━━━ SOURCE DATA

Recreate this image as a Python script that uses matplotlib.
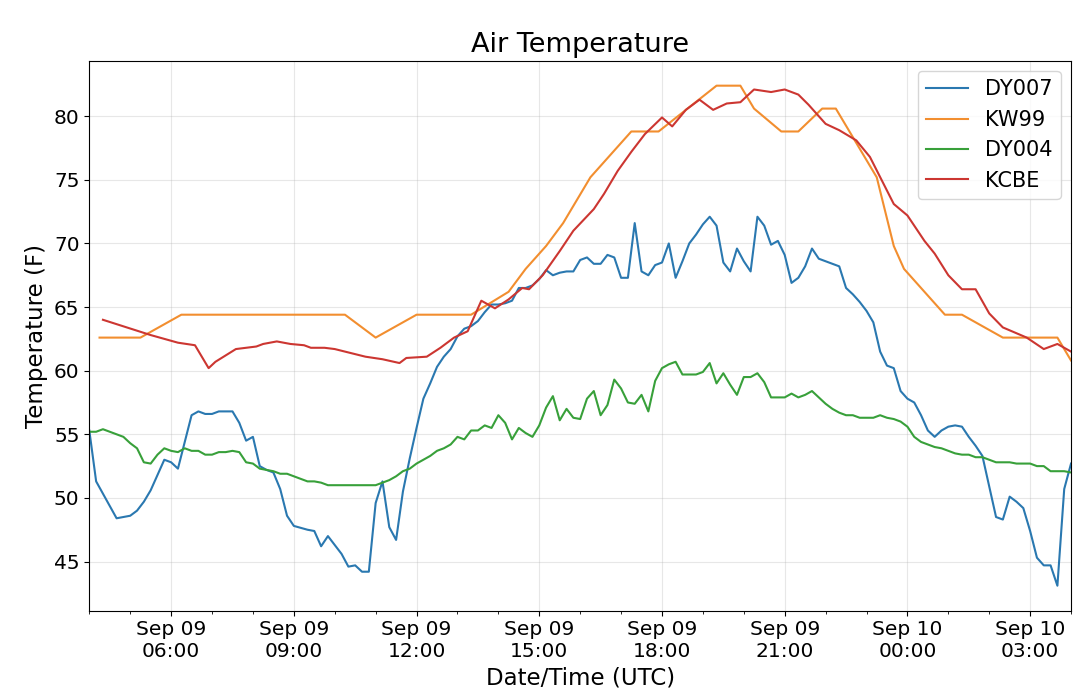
"""Air temperature at four stations, Sep 09 04:00 to Sep 10 04:00 UTC."""

import matplotlib
matplotlib.use('Agg')
import matplotlib.dates as mdates
import matplotlib.pyplot as plt
import pandas as pd

START = pd.Timestamp('2019-09-09 04:00')
END = pd.Timestamp('2019-09-10 04:00')

# minutes after START, temperature in F
DY007_MINUTES = [
    0, 10, 40, 60, 70, 80, 90, 100, 110, 120, 130, 140, 150, 160, 170, 180,
    190, 210, 220, 230, 240, 250, 260, 270, 280, 290, 300, 320, 330, 340,
    350, 360, 370, 380, 390, 400, 410, 420, 430, 440, 450, 460, 470, 480,
    490, 500, 510, 520, 530, 540, 550, 560, 570, 580, 590, 600, 610, 620,
    630, 640, 650, 660, 670, 680, 690, 700, 710, 720, 730, 740, 750, 760,
    770, 780, 790, 800, 810, 820, 830, 840, 850, 860, 870, 880, 890, 900,
    910, 920, 930, 940, 950, 960, 970, 980, 990, 1000, 1010, 1020, 1030,
    1040, 1050, 1060, 1070, 1080, 1100, 1110, 1120, 1130, 1140, 1150, 1160,
    1170, 1180, 1190, 1200, 1210, 1220, 1230, 1240, 1250, 1260, 1270, 1280,
    1290, 1300, 1310, 1320, 1330, 1340, 1350, 1360, 1370, 1380, 1390, 1400,
    1410, 1420, 1430, 1440]
DY007_TEMPS = [
    55.3, 51.3, 48.4, 48.6, 49.0, 49.7, 50.6, 51.8, 53.0, 52.8, 52.3, 54.4,
    56.5, 56.8, 56.6, 56.6, 56.8, 56.8, 55.9, 54.5, 54.8, 52.5, 52.2, 52.0,
    50.7, 48.6, 47.8, 47.5, 47.4, 46.2, 47.0, 46.3, 45.6, 44.6, 44.7, 44.2,
    44.2, 49.6, 51.3, 47.7, 46.7, 50.5, 53.1, 55.5, 57.8, 59.0, 60.3, 61.1,
    61.7, 62.7, 63.3, 63.5, 63.9, 64.6, 65.2, 65.2, 65.3, 65.5, 66.5, 66.5,
    66.7, 67.2, 67.9, 67.5, 67.7, 67.8, 67.8, 68.7, 68.9, 68.4, 68.4, 69.1,
    68.9, 67.3, 67.3, 71.6, 67.8, 67.5, 68.3, 68.5, 70.0, 67.3, 68.6, 70.0,
    70.7, 71.5, 72.1, 71.4, 68.5, 67.8, 69.6, 68.6, 67.8, 72.1, 71.4, 69.9,
    70.2, 69.1, 66.9, 67.3, 68.2, 69.6, 68.8, 68.6, 68.2, 66.5, 66.0, 65.4,
    64.7, 63.8, 61.5, 60.4, 60.2, 58.4, 57.8, 57.5, 56.5, 55.3, 54.8, 55.3,
    55.6, 55.7, 55.6, 54.8, 54.1, 53.3, 50.9, 48.5, 48.3, 50.1, 49.7, 49.2,
    47.4, 45.3, 44.7, 44.7, 43.1, 50.7, 52.7]

KW99_MINUTES = [
    15, 75, 135, 375, 420, 480, 560, 615, 640, 670, 695, 715, 735, 765, 795,
    835, 920, 955, 975, 1015, 1040, 1075, 1095, 1155, 1180, 1195, 1255, 1280,
    1340, 1420, 1440]
KW99_TEMPS = [
    62.6, 62.6, 64.4, 64.4, 62.6, 64.4, 64.4, 66.2, 68.0, 69.8, 71.6, 73.4,
    75.2, 77.0, 78.8, 78.8, 82.4, 82.4, 80.6, 78.8, 78.8, 80.6, 80.6, 75.2,
    69.8, 68.0, 64.4, 64.4, 62.6, 62.6, 60.8]

DY004_MINUTES = [
    0, 10, 20, 30, 40, 50, 60, 70, 80, 90, 100, 110, 120, 130, 140, 150, 160,
    170, 180, 190, 200, 210, 220, 230, 240, 250, 260, 270, 280, 290, 300, 310,
    320, 330, 340, 350, 420, 430, 440, 450, 460, 470, 480, 490, 500, 510, 520,
    530, 540, 550, 560, 570, 580, 590, 600, 610, 620, 630, 640, 650, 660, 670,
    680, 690, 700, 710, 720, 730, 740, 750, 760, 770, 780, 790, 800, 810, 820,
    830, 840, 850, 860, 870, 880, 890, 900, 910, 920, 930, 940, 950, 960, 970,
    980, 990, 1000, 1010, 1020, 1030, 1040, 1050, 1060, 1070, 1080, 1090,
    1100, 1110, 1120, 1130, 1140, 1150, 1160, 1170, 1180, 1190, 1200, 1210,
    1220, 1230, 1240, 1250, 1260, 1270, 1280, 1290, 1300, 1310, 1320, 1330,
    1340, 1350, 1360, 1370, 1380, 1390, 1400, 1410, 1420, 1430, 1440]
DY004_TEMPS = [
    55.2, 55.2, 55.4, 55.2, 55.0, 54.8, 54.3, 53.9, 52.8, 52.7, 53.4, 53.9,
    53.7, 53.6, 53.9, 53.7, 53.7, 53.4, 53.4, 53.6, 53.6, 53.7, 53.6, 52.8,
    52.7, 52.3, 52.2, 52.1, 51.9, 51.9, 51.7, 51.5, 51.3, 51.3, 51.2, 51.0,
    51.0, 51.2, 51.4, 51.7, 52.1, 52.3, 52.7, 53.0, 53.3, 53.7, 53.9, 54.2,
    54.8, 54.6, 55.3, 55.3, 55.7, 55.5, 56.5, 55.9, 54.6, 55.5, 55.1, 54.8,
    55.7, 57.1, 58.0, 56.1, 57.0, 56.3, 56.2, 57.8, 58.4, 56.5, 57.3, 59.3,
    58.6, 57.5, 57.4, 58.1, 56.8, 59.2, 60.2, 60.5, 60.7, 59.7, 59.7, 59.7,
    59.9, 60.6, 59.0, 59.8, 58.9, 58.1, 59.5, 59.5, 59.8, 59.1, 57.9, 57.9,
    57.9, 58.2, 57.9, 58.1, 58.4, 57.9, 57.4, 57.0, 56.7, 56.5, 56.5, 56.3,
    56.3, 56.3, 56.5, 56.3, 56.2, 56.0, 55.6, 54.8, 54.4, 54.2, 54.0, 53.9,
    53.7, 53.5, 53.4, 53.4, 53.2, 53.2, 53.0, 52.8, 52.8, 52.8, 52.7, 52.7,
    52.7, 52.5, 52.5, 52.1, 52.1, 52.1, 52.0]

KCBE_MINUTES = [
    20, 55, 90, 130, 155, 175, 185, 215, 245, 255, 275, 295, 315, 325, 345,
    360, 405, 430, 455, 465, 495, 515, 535, 555, 575, 595, 615, 635, 645, 665,
    690, 710, 740, 755, 775, 795, 815, 840, 855, 875, 895, 915, 935, 955, 975,
    1000, 1020, 1040, 1055, 1080, 1100, 1125, 1145, 1180, 1200, 1225, 1240,
    1260, 1280, 1300, 1320, 1340, 1375, 1400, 1420, 1440]
KCBE_TEMPS = [
    64.0, 63.4, 62.8, 62.2, 62.0, 60.2, 60.7, 61.7, 61.9, 62.1, 62.3, 62.1,
    62.0, 61.8, 61.8, 61.7, 61.1, 60.9, 60.6, 61.0, 61.1, 61.8, 62.6, 63.1,
    65.5, 64.9, 65.6, 66.5, 66.4, 67.5, 69.4, 71.0, 72.7, 73.9, 75.7, 77.2,
    78.6, 79.9, 79.2, 80.5, 81.3, 80.5, 81.0, 81.1, 82.1, 81.9, 82.1, 81.7,
    80.9, 79.4, 78.9, 78.1, 76.8, 73.1, 72.2, 70.2, 69.2, 67.5, 66.4, 66.4,
    64.5, 63.4, 62.6, 61.7, 62.1, 61.5]

STATIONS = [
    ('DY007', DY007_MINUTES, DY007_TEMPS, '#2a78b0'),
    ('KW99', KW99_MINUTES, KW99_TEMPS, '#f28e2f'),
    ('DY004', DY004_MINUTES, DY004_TEMPS, '#38a03a'),
    ('KCBE', KCBE_MINUTES, KCBE_TEMPS, '#cc3631'),
]


def to_times(minutes):
    """Turns minute offsets into timestamps."""
    return START + pd.to_timedelta(minutes, unit='m')


def main():
    figure = plt.figure(figsize=(10.8, 6.99), dpi=100)
    axis = figure.add_axes([0.0827, 0.1263, 0.909, 0.7869])

    for name, minutes, temps, color in STATIONS:
        axis.plot(to_times(minutes), temps, label=name, color=color,
                  linewidth=1.5)

    axis.set_xlim(START, END)
    axis.xaxis.set_major_locator(mdates.HourLocator(byhour=range(0, 24, 3)))
    axis.xaxis.set_minor_locator(mdates.HourLocator())
    axis.xaxis.set_major_formatter(mdates.DateFormatter('%b %d\n%H:%M'))
    axis.tick_params(axis='both', which='major', labelsize=14.5)

    axis.grid(True, which='major', alpha=0.3)
    axis.set_title('Air Temperature', fontsize=19.5)
    axis.set_xlabel('Date/Time (UTC)', fontsize=16.5)
    axis.set_ylabel('Temperature (F)', fontsize=16.5)
    axis.legend(loc='upper right', fontsize=15)

    figure.savefig('out.png', dpi=100)
    plt.close(figure)


if __name__ == '__main__':
    main()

━━━━━━

» PROBLEM DETAILS
Copy out the lines in which the string "matplotlib" appears.

» THE ANSWER
Recreate this image as a Python script that uses matplotlib.
import matplotlib
matplotlib.use('Agg')
import matplotlib.dates as mdates
import matplotlib.pyplot as plt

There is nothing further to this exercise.